Stored data

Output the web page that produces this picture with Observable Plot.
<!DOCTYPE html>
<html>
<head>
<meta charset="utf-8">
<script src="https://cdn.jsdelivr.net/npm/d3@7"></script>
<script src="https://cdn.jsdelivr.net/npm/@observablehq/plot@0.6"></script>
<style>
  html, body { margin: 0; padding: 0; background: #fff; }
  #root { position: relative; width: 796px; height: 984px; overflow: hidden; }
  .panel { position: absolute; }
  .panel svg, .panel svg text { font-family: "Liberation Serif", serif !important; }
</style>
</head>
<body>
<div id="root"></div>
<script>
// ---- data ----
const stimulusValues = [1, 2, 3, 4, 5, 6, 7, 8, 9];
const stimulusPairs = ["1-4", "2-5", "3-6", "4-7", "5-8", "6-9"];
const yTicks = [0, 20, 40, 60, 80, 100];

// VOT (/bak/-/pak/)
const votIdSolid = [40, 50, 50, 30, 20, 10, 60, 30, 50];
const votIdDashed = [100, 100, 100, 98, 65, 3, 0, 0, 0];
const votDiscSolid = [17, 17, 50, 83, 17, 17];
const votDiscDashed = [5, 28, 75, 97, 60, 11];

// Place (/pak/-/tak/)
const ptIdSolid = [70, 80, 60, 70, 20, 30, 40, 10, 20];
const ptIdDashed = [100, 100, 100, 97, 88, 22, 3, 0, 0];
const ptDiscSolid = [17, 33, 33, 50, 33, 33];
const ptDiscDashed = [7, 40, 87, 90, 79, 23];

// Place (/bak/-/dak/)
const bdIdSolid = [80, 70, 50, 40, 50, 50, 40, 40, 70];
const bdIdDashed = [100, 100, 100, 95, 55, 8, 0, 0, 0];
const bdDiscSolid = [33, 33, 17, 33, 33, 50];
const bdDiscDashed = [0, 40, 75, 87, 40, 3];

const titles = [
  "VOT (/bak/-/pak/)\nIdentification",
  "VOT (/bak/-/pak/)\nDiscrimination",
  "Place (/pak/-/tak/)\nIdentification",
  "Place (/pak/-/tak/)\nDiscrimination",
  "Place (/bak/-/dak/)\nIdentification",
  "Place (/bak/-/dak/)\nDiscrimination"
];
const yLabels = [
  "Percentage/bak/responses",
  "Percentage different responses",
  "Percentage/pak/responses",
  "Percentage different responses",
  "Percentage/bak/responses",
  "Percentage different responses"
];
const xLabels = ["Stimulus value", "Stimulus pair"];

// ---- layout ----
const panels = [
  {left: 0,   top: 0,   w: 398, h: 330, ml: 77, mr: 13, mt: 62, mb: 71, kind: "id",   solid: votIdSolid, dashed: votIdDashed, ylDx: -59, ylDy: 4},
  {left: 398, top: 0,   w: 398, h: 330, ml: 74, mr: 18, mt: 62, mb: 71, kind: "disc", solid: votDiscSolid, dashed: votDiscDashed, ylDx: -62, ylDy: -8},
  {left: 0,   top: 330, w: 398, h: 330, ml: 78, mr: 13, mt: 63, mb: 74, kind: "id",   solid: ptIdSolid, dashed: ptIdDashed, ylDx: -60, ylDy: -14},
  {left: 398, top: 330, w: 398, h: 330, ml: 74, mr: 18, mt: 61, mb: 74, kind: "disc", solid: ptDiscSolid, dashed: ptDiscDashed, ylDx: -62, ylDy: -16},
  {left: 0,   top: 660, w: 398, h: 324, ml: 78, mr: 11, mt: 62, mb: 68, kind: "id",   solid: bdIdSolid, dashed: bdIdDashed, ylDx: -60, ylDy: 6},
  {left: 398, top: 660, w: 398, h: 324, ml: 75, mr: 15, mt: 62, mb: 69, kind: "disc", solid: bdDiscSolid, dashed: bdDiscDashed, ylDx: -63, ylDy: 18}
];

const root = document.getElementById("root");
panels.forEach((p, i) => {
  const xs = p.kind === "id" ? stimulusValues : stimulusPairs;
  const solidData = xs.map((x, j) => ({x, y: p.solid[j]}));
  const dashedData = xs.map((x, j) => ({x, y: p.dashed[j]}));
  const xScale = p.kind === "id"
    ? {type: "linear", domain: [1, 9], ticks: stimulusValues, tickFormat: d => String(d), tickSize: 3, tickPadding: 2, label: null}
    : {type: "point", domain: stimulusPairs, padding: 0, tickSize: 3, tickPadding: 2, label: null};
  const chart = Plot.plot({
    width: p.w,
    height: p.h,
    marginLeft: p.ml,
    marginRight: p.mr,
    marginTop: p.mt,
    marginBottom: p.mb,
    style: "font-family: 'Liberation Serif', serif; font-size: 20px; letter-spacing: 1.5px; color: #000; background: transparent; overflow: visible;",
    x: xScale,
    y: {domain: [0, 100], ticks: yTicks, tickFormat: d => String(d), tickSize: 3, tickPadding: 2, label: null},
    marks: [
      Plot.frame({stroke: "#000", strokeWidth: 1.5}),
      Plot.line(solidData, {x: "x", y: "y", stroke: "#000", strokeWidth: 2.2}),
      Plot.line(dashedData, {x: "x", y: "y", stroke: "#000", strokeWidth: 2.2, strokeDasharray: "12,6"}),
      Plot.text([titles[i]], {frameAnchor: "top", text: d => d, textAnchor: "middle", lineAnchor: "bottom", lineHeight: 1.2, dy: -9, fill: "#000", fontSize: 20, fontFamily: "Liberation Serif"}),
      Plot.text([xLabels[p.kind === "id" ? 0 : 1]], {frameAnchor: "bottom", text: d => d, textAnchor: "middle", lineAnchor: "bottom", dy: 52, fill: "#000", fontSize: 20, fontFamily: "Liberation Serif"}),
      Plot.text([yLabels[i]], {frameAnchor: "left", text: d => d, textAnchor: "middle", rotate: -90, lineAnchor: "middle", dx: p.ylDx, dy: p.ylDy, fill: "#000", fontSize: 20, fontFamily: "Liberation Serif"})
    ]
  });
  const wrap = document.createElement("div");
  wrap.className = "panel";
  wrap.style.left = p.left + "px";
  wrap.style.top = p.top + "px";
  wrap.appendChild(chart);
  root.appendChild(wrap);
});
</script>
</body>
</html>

==

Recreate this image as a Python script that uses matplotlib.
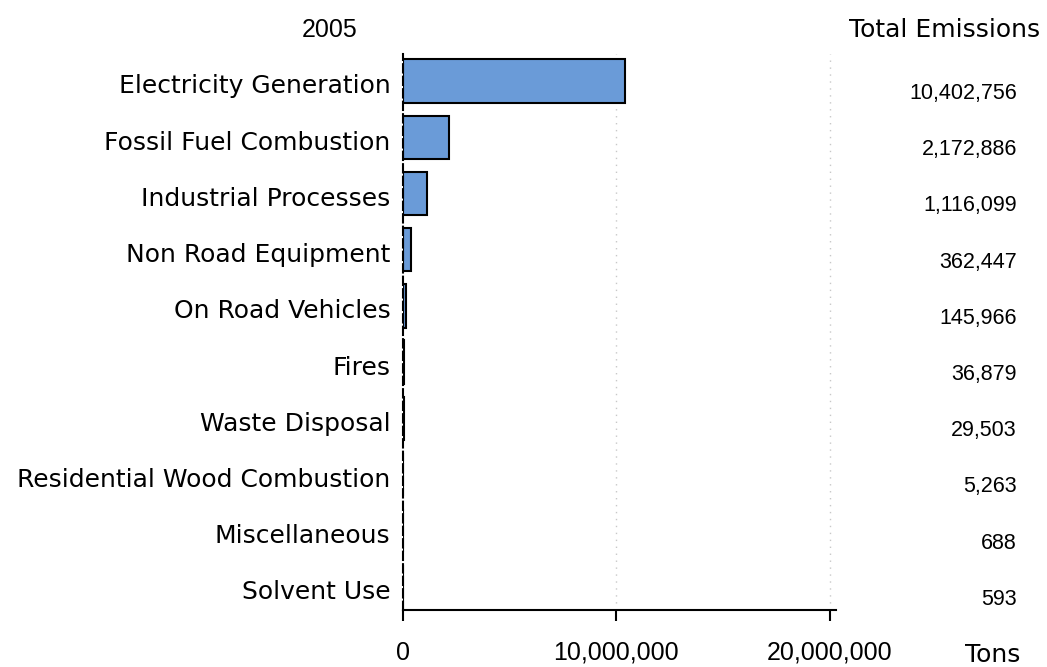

Work to complete
Pull out all lines containing "that".

Full solution
Output the web page that produces this picture with Observable Plot.
Recreate this image as a Python script that uses matplotlib.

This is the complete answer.